At least two board members of the embattled South African Broadcasting Corporation are understood to have resigned amid allegations of political pressure being brought to bear on the board.
News24 understands, from two sources with firsthand knowledge of the board's affairs, that deputy chairperson Khanyisile Kweyama and DA-nominee John Mattison have thrown in the towel.
Claims that Krish Naidoo will follow suit are as yet unconfirmed. Naidoo denied his intention to resign to the City Press this weekend.
News24 was unable to reach the Presidency, Kweyama or Mattison immediately.
The SABC, in a short statement, said it had "noted" reports that three members of its board had resigned and referred all queries to the Presidency.
In the same statement, the broadcaster denies that its group chief executive Madoda Mxakwe had also resigned.
The resignations follow a strained meeting between the board, newly-appointed Communications Minister Stella Ndabeni-Abrahams and her deputy, Pinky Kekana, last Thursday.

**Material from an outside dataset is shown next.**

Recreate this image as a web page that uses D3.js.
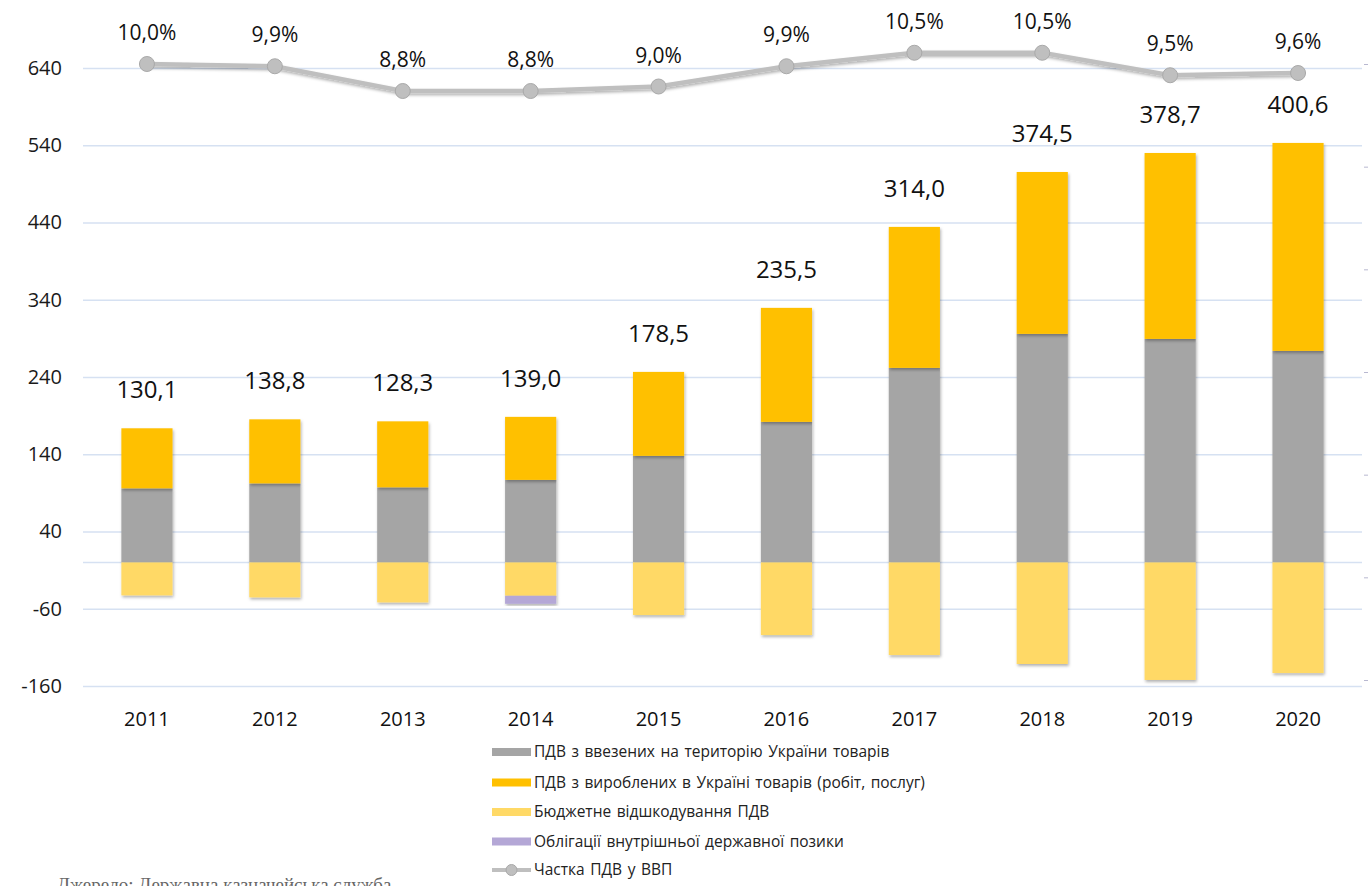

The battle between the board and government over looming retrenchments at the public broadcaster came to a head during the meeting and another source close to the Communications ministry told News24 the resignations were in protest of some of the board members' treatment of the minister at the sitting.
A letter in which Ndabeni-Abrahams states her intention to no longer engage with the board over a dispute regarding the retrenchments was leaked to the media over the weekend.
Ndabeni-Abrahams said she had been forced to cut ties with the board after the meeting and would "report this impasse to the president, Parliament and all relevant stakeholders" City Press reported the letter as saying over the weekend.
"The board made it clear at the meeting that, irrespective of the success of [a] government guarantee or bailout, they will still proceed with retrenchments. As the shareholder representative, we were left with no option but to desist from all engagements with the SABC board," she wrote.
The SABC embarked on a process to cut jobs by 980 staff and more than 1 200 freelancers in an effort to stem the financial crisis it finds itself in.
The broadcaster needs at least R3bn to stave off a March 2019 D-day, when it will find itself unable to pay salaries or bills.
Sources close to the board again confirmed City Press reports that the meeting between the minister and the board was highly charged with Ndabeni-Abrahams seemingly arriving with the express intention of putting a stop to retrenchments.
The SABC's current salary bill is pushing a projected R2.7bn for the 2018/2019 financial year, which equates to roughly 40% of its revenue.
"We realised that the board was no longer acting in the interests of the company, the shareholder, and Parliament as the representative of [the] South African public to which the SABC board is accountable," said Ndabeni-Abrahams.
Ndabeni-Abrahams added that the board had flatly refused to allow her time to familiarise herself with the turnaround strategy and retrenchment plans.
This is at odds with another paragraph in the letter which states the board will "review the pace and quantum of the impact of the [retrenchments] should funding be found".